As pulseiras, os brincos, o colar com que Salviano lhe enfeitou o pescoço, todos os presentes de há muito esquecidos no escrínio marchetado, as cartas, os telegramas, as rosas que o calor murchou nas cantoneiras — nada disso perturba Adília, agora solitária e imersa na escuridão da varanda deserta. Dir-se-ia jamais houvesse conhecido Salviano, nunca tivesse escutado a sua voz doce que lhe prometia viagem e amor em clima de neve eterna. Chile, Paris depois Suíça, pouco se importando de terminar a vida na casa-grande do banguê, terminar falido depois do dinheiro ter sido gasto em cheques sem conta. De limitado horizonte Adílla seria o seu mundo.

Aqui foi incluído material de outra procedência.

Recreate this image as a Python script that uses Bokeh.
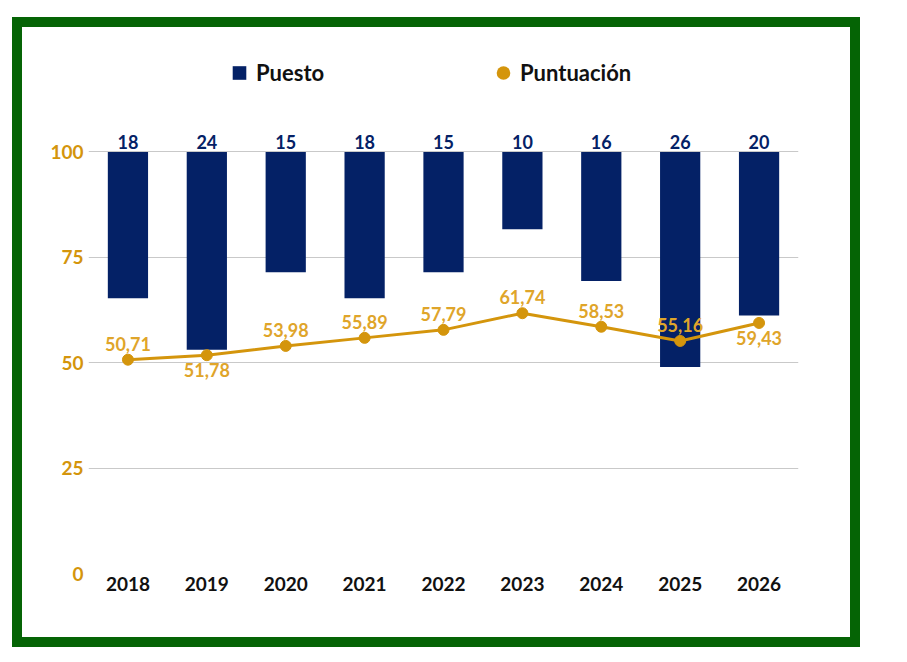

E Adília também não faz questão de rememorar a noite do rompimento, noite em que Salviano não a viu, noite de bêbado caindo nas valas da estrada enlameada. Noite em que o corrompido não pôde ver Adília jogando paciência, a insensível Adília os apelos do Salviano que não batia à porta, mas a arranhava, com unhas de gato riscava o verniz das tábuas cerradas do quarto silencioso.
Arrasou-o e não sentindo remorsos, Adília abandonou Salviano numa noite de chuva pesada, de propósito, ao escutar o automóvel do amante transpor a porteira, foi se trancar na camarinha. E nunca mais quis vê-lo.
Repete o rádio a transmissão da morte súbita do advogado Salviano e Adílla, trocando o leque de mão, continua a se abanar, a abanar-se com a mesma cadência, com o mesmo ritmo que de leve lhe agita as carnes dos seios fartos. E não demorará que Adília vá dormir um sono inteiro de tranquilidade incomum.
Dormir pensando na venda dos bois de suas terras, antigas léguas de engenho, agora de fazenda onde o capim viceja e a irrigação torna fofos os alqueires.
Dormir pensando em qualquer coisa, menos no amortalhado Salviano que o rádio de vez em quando enluta.
Um conto muito bem estruturado. Escrito num português impecável para aquele tempo. Uma descrição de um sepultamento de um cidadão totalmente abandonado por todos aqueles que compareceram ao velório de Salviano, abondonado que fora também pelz belíssima amante. Exuberante descrição da situação de um morto bem abandonado!